You instantly notice the eager manner in which the 630i gets off the mark and picks up pace. Now although it packs enough performance to keep the driver entertained, the 6 GT’s power delivery isn’t aggressive, which fits in with the intended nature of the GT. But, you somehow forget all that when you hold down both the brake and accelerator pedal in Sport mode, and glare into the instrumentation that reads out ‘Launch Control Activated’!
There’s absolutely no drama when the 6 GT launches off the line (hardly any wheel-spin) while the eight-speed transmission shunts torque down to the rear wheels. The 100kmph mark comes up in 6.69 seconds, and even overtaking is a breeze since the 40-100kmph and 20-80kmph runs in kick-down take just 5.15 and 4.15 seconds. What’s also nice about this motor is that it lets out a strong throaty roar at the higher spectrum at about 6300 revs. Plus, the transmission also sportily downshifts to the red-line.
Having said this, there are pre-set driving modes to suit variable driver requirements in terms of damping, engine and gearbox response, and steering feedback. These include Sport, Comfort, Comfort+, Eco Pro and Adaptive. We noticed that ‘Eco Pro’ offers the best fuel efficiency since its responses are mild. Comfort mode is more responsive than Eco Pro as it holds lower gears longer before upshifting.
In ‘Sport’, however, the transmission holds lower gears for instant thrust which makes it ideal if all you’re looking at is maximum performance. Plus, it is also customisable where the engine, transmission, damping and steering characteristics can be toggled between Sport and Comfort. Adaptive mode, on the other hand, learns from your driving style and automatically sets the parameters.
With the 630i riding on air springs, it’s a given that the ride quality was going to be plush. That said, in Sport mode the suspension gets firmer and the sharp bumps can be felt within the cabin at slow speeds. But Eco Pro and Comfort modes just flatten out most road imperfections at slower speeds with hardly anything transmitted into the cabin. Pick up the pace and all modes help in superior damping. But there’s no running away from the characteristic air-suspension up-and-down motion at higher speeds which is more pronounced in Eco Pro and Comfort modes.
Steering the BMW 630i seems effortless despite its size thanks to the accurate feedback. While it feels considerably light in Eco-Pro and Comfort mode, ‘Sport’ appears to be heavier along with quicker responses too. We admit that the confidence inspired through its steering, coupled to the rigid frame lends the 630i good stability especially at highway speeds. Of course, there is some roll around tight corners since it is a huge car, but it never really gets unnerving.
Should I buy one?
All in all, BMW’s 630i GT costs Rs 72.54 lakhs and seems a direct competitor to Mercedes-Benz’ E 200 (due to its extravagant rear cabin space) which retails for Rs 68.8 lakhs (both prices on-road Mumbai). Frankly speaking, other than the looks, there’s very little that one may dislike about the 630i GT. It boasts of a spacious and comfortable cabin that oozes quality and a premium feel. Then there’s the adequate boot space for that road trip you’d planned, a cozy ride quality and just about the right amount of grunt from its engine.

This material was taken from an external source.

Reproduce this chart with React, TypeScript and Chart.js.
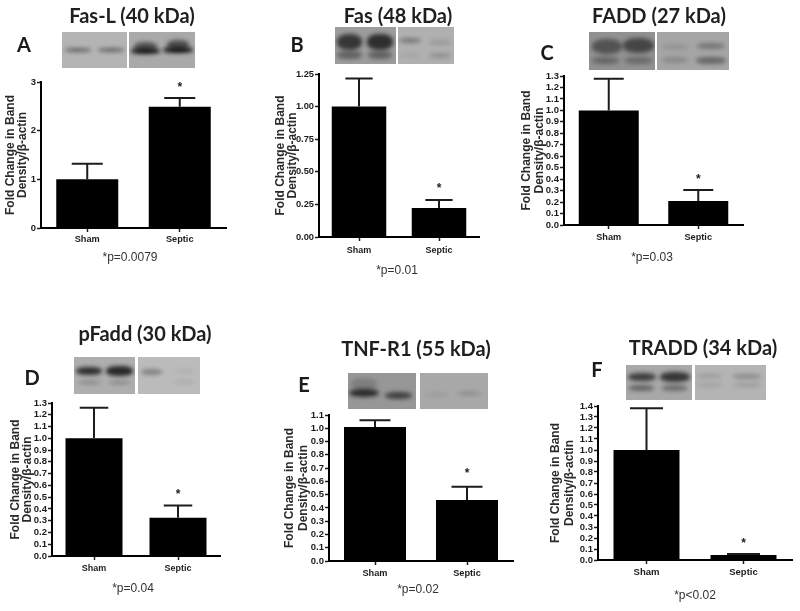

For those who love to drive, even its handling is more than adequate to bring a smile to your face. Practically speaking, we believe the 630i GT interestingly ticks all the boxes and is quite the GT car.
Where does it fit in?
Pull the Merc E 200 out of the equation and the 6 Series GT can compete price-wise with cars like the Audi A5 (fastback coupe). There’s also the option of buying the regulars such as the Audi A6, Volvo’s S90, and the Lexus ES.